Decair à margem porque a sanidade empobrece

“Paguei com porções de delírio e de um tipo de dúvida que mistura do bom e do mau para produzir na consciência a tortura ambígua dos vacilantes” - Antonio Cestaro
O exemplar resenhado foi uma cortesia cedida ao Pantagruelista pela Editora Alaúde.
A racionalidade das pessoas de bem é a bússola que aponta sempre para a certeza, ainda que quase sempre só fantasiada de verdade. Do mundo da decência ficam à margem os que por escolha ou por natureza se apontam para fora da certeza coletiva, e é desses apagados sociais que surge a poética da ação subversiva, um delírio ou uma busca, a forma mais bem acabada de ficar à margem e por contraste colocar em xeque a bússola social.
No romance “Arco de virar réu” de Antonio Cestaro, a esquizofrenia marcadamente biológica surge como um poço para dentro do irmão do narrador, poço esse que o próprio narrador se pega a explorar fascinado. A falta de pudor nessas investigações atrai as censuras da família, uma preocupação com os efeitos que a observação constante da patologia pode lhe trazer. Entretanto, a busca pelo fundo desse escuro encontra um multiplicador na sensibilidade e na falta daquela certeza do “ser de bem”. É nessa despreocupação com a decência e o pudor que surge um marginalizado, é também na patologia que esses caminhos se chocam vindos de extremos opostos. Em Arco de virar réu é a patologia multiplicada na alma espelho do narrador.

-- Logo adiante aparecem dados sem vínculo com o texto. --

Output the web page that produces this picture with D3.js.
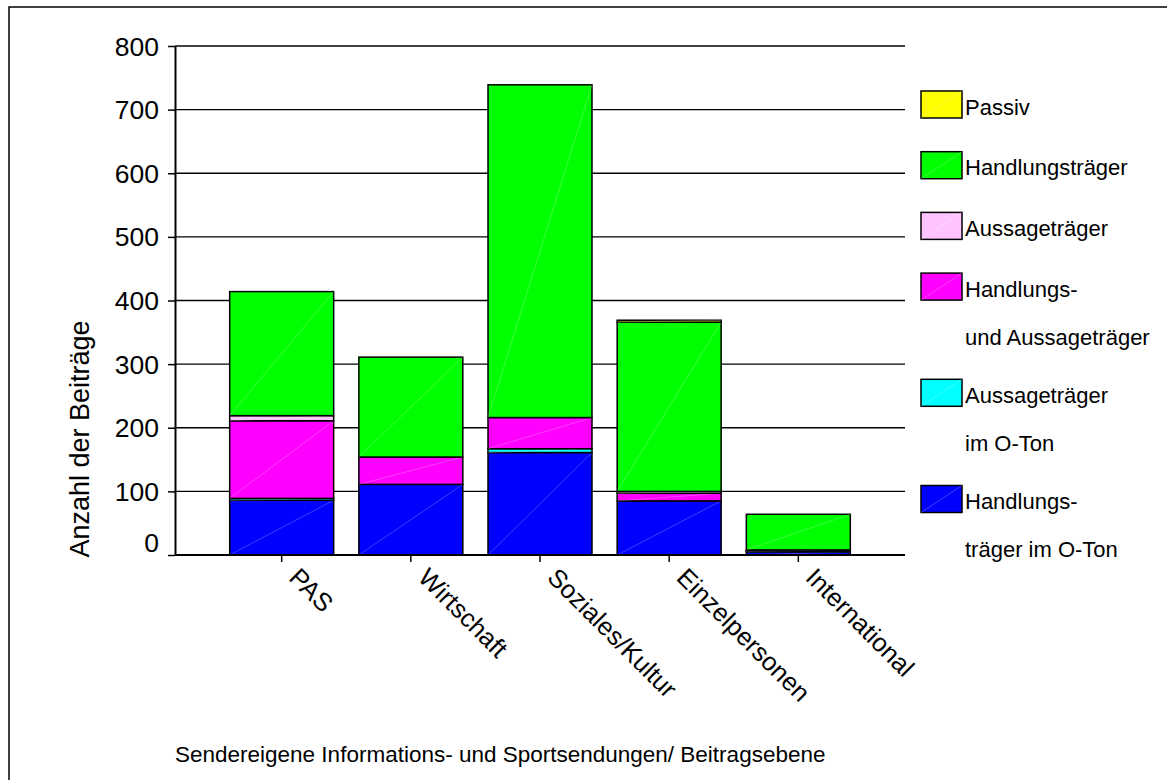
<!DOCTYPE html>
<html>
<head>
<meta charset="utf-8">
<script src="https://cdn.jsdelivr.net/npm/d3@7"></script>
<style>
  html, body { margin: 0; padding: 0; background: #fff; }
  svg { display: block; font-family: "Liberation Sans", Arial, Helvetica, sans-serif; }
</style>
</head>
<body>
<svg id="chart" width="1167" height="780"></svg>
<script>
// ---- data ----
const categories = ["PAS", "Wirtschaft", "Soziales/Kultur", "Einzelpersonen", "International"];

// stack order: bottom -> top
const seriesKeys = ["hoton", "aoton", "hua", "aussage", "handlung", "passiv"];
const handlungstraegerImOTon   = [86, 111, 161, 85, 5];
const aussagetraegerImOTon     = [3, 0, 6, 0, 1];
const handlungsUndAussage      = [122, 43, 49, 12, 2];
const aussagetraeger           = [8, 0, 0, 3, 0];
const handlungstraeger         = [195, 157, 523, 266, 56];
const passiv                   = [0, 0, 0, 3, 0];

const seriesValues = {
  hoton: handlungstraegerImOTon,
  aoton: aussagetraegerImOTon,
  hua: handlungsUndAussage,
  aussage: aussagetraeger,
  handlung: handlungstraeger,
  passiv: passiv
};

const seriesColors = {
  passiv: "#ffff00",
  handlung: "#00ff00",
  aussage: "#ffc4ff",
  hua: "#ff00ff",
  aoton: "#00ffff",
  hoton: "#0000ff"
};

// legend order: top -> bottom
const legendKeys = ["passiv", "handlung", "aussage", "hua", "aoton", "hoton"];
const legendLabels = [
  ["Passiv"],
  ["Handlungsträger"],
  ["Aussageträger"],
  ["Handlungs-", "und Aussageträger"],
  ["Aussageträger", "im O-Ton"],
  ["Handlungs-", "träger im O-Ton"]
];

const yTicks = [0, 100, 200, 300, 400, 500, 600, 700, 800];
const yTitle = "Anzahl der Beiträge";
const footer = "Sendereigene Informations- und Sportsendungen/ Beitragsebene";

// ---- build ----
const svg = d3.select("#chart");
const W = 1167, H = 780;
const plot = { left: 175, right: 905, top: 46, bottom: 555 };

svg.append("rect").attr("width", W).attr("height", H).attr("fill", "#fff");

// outer frame (top + left visible)
svg.append("path")
  .attr("d", `M9,${H + 5} L9,7 L${W + 5},7`)
  .attr("fill", "none").attr("stroke", "#000").attr("stroke-width", 1.5);

const y = d3.scaleLinear().domain([0, 800]).range([plot.bottom, plot.top]);
const x = d3.scaleBand().domain(categories)
  .range([217.1, 862.9]).paddingInner(0.195).paddingOuter(0.0975);

// gridlines
svg.append("g").selectAll("line")
  .data(yTicks.filter(d => d > 0))
  .join("line")
  .attr("x1", plot.left).attr("x2", plot.right)
  .attr("y1", d => y(d)).attr("y2", d => y(d))
  .attr("stroke", "#000").attr("stroke-width", 1.4);

// stack
const rows = categories.map((c, i) => {
  const o = { cat: c };
  seriesKeys.forEach(k => o[k] = seriesValues[k][i]);
  return o;
});
const stacked = d3.stack().keys(seriesKeys)(rows);

const barsG = svg.append("g");
stacked.forEach(layer => {
  const key = layer.key;
  const segs = layer.map((d, i) => ({ y0: d[0], y1: d[1], cat: categories[i] }))
    .filter(d => d.y1 - d.y0 > 0);
  const g = barsG.append("g");
  g.selectAll("rect").data(segs).join("rect")
    .attr("x", d => x(d.cat))
    .attr("width", x.bandwidth())
    .attr("y", d => y(d.y1))
    .attr("height", d => y(d.y0) - y(d.y1))
    .attr("fill", seriesColors[key])
    .attr("stroke", "#000").attr("stroke-width", 1.5);
  g.selectAll("line").data(segs).join("line")
    .attr("x1", d => x(d.cat)).attr("y1", d => y(d.y0))
    .attr("x2", d => x(d.cat) + x.bandwidth()).attr("y2", d => y(d.y1))
    .attr("stroke", "#fff").attr("stroke-opacity", 0.3).attr("stroke-width", 0.8);
});

// y axis
const yAxis = svg.append("g")
  .attr("transform", `translate(${plot.left},0)`)
  .call(d3.axisLeft(y).tickValues(yTicks).tickSize(7).tickSizeOuter(0).tickPadding(9));
yAxis.select(".domain").attr("stroke", "#000").attr("stroke-width", 2);
yAxis.selectAll(".tick line").attr("stroke", "#000").attr("stroke-width", 1.5);
yAxis.selectAll(".tick text")
  .attr("font-size", 26.5).attr("fill", "#000")
  .attr("font-family", "'Liberation Sans', Arial, sans-serif")
  .attr("dy", d => d === 0 ? "-0.12em" : "0.34em");

// x axis
const xAxis = svg.append("g")
  .attr("transform", `translate(0,${plot.bottom})`)
  .call(d3.axisBottom(x).tickSize(7).tickSizeOuter(0));
xAxis.select(".domain").remove();
svg.append("line")
  .attr("x1", plot.left).attr("x2", plot.right)
  .attr("y1", plot.bottom).attr("y2", plot.bottom)
  .attr("stroke", "#000").attr("stroke-width", 2);
xAxis.selectAll(".tick line").attr("stroke", "#000").attr("stroke-width", 1.5);
xAxis.selectAll(".tick text")
  .attr("font-size", 25.5).attr("fill", "#000")
  .attr("font-family", "'Liberation Sans', Arial, sans-serif")
  .attr("text-anchor", "start")
  .attr("y", 0).attr("dy", 0)
  .attr("transform", "translate(6,24) rotate(45)");

// y title
svg.append("text")
  .attr("transform", "translate(89,439) rotate(-90)")
  .attr("text-anchor", "middle")
  .attr("font-size", 27)
  .text(yTitle);

// legend
const lg = svg.append("g");
let legendY = 91;
legendKeys.forEach((k, i) => {
  const lines = legendLabels[i];
  const cy = legendY + 13.5;
  lg.append("rect").attr("x", 921).attr("y", legendY).attr("width", 41).attr("height", 27)
    .attr("fill", seriesColors[k]).attr("stroke", "#000").attr("stroke-width", 1.5);
  lg.append("line").attr("x1", 921).attr("y1", legendY + 27).attr("x2", 962).attr("y2", legendY)
    .attr("stroke", "#fff").attr("stroke-opacity", 0.3).attr("stroke-width", 0.8);
  lines.forEach((t, j) => {
    lg.append("text").attr("x", 965).attr("y", cy + 10 + j * 48)
      .attr("font-size", 22).attr("fill", "#000").text(t);
  });
  legendY += 60.7 + (lines.length - 1) * 45.5;
});

// footer
svg.append("text")
  .attr("x", 175).attr("y", 762)
  .attr("font-size", 22.5).attr("fill", "#000")
  .text(footer);
</script>
</body>
</html>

A linguagem em primeira pessoa se desmancha e se confunde em tempo e espaço demolindo a possibilidade de uma sanidade literária, porém os cacos provenientes dessa demolição se enchem de riqueza interpretativa e imagética justamente na medida em que impedem uma leitura única e linear. A constância do texto é meramente estrutural, vem dos trechos que intercalam a narrativa com falas que nesse surgir esquizofrênico beiram também o poético, sendo inclusive onde a técnica de Cestaro se mostra mais bem polida.
Os rompantes de textos aparentemente desconexos são as falas, e depois pensamentos, esquizofrênicos que começam a ser ditos pelo irmão e ao longo do texto se confundem com a própria entrega do narrador ao problema dessa mistura proveniente da insanidade. Todavia, quando visto por dentro, esse processo de enlouquecimento é na verdade um enriquecimento pessoal no campo da experiência subjetiva que se coloca dominante ao ponto de sufocar a própria noção de realidade.

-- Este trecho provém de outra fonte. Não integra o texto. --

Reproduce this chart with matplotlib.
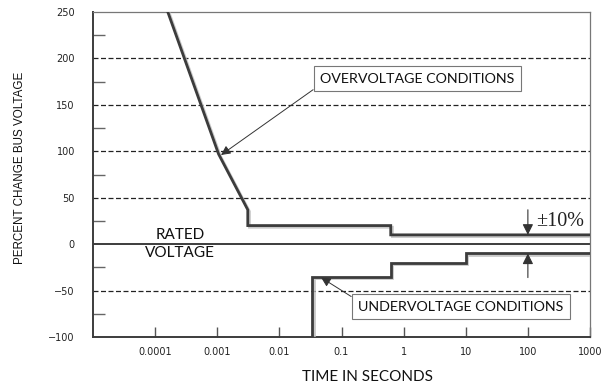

O romance de Antonio Cestaro, mesmo tropeçando em alguns momentos é, entre outras possibilidades, uma exploração da precariedade das fronteiras entre bem e mal, sanidade e loucura, identidade e desespero. Ao fim, o livro é um convite à releitura, numa reestruturação do leitor que se aproxima um pouco do que sofrem os personagens e esse campo minado de onde nenhuma intepretação sai ilesa é talvez o feito mais importante em Arco de virar réu.